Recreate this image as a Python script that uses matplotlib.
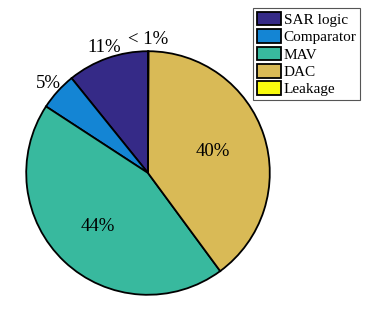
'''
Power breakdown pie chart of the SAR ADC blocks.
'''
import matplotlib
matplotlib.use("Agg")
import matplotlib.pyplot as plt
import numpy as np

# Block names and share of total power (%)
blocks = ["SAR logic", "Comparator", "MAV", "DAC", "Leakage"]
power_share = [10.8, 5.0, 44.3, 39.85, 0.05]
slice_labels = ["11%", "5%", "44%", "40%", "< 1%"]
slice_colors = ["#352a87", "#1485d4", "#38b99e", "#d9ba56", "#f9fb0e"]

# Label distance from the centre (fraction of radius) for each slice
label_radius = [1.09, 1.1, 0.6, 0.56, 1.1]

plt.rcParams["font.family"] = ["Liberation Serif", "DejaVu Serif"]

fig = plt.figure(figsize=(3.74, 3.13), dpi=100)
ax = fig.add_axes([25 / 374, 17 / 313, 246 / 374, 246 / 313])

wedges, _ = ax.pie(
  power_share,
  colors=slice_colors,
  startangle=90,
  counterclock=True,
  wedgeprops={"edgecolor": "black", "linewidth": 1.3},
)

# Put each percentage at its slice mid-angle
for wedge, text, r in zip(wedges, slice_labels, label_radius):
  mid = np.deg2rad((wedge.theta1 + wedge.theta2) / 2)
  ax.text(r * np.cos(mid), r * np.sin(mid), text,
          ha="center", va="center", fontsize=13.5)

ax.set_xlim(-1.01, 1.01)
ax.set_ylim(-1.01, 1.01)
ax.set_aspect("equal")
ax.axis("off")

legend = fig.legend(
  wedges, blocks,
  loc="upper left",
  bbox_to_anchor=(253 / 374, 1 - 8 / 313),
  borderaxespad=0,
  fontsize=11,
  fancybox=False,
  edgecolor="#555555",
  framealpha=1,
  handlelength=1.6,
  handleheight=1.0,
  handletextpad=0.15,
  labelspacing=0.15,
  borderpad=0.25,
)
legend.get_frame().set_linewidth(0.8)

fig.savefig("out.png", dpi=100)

------------------------

> _What the task requires_
Give again, word for word, every line from the top of the data above to the line holding "import numpy as np", inclusive, with the pictures left out.

> _The completed task_
Recreate this image as a Python script that uses matplotlib.
'''
Power breakdown pie chart of the SAR ADC blocks.
'''
import matplotlib
matplotlib.use("Agg")
import matplotlib.pyplot as plt
import numpy as np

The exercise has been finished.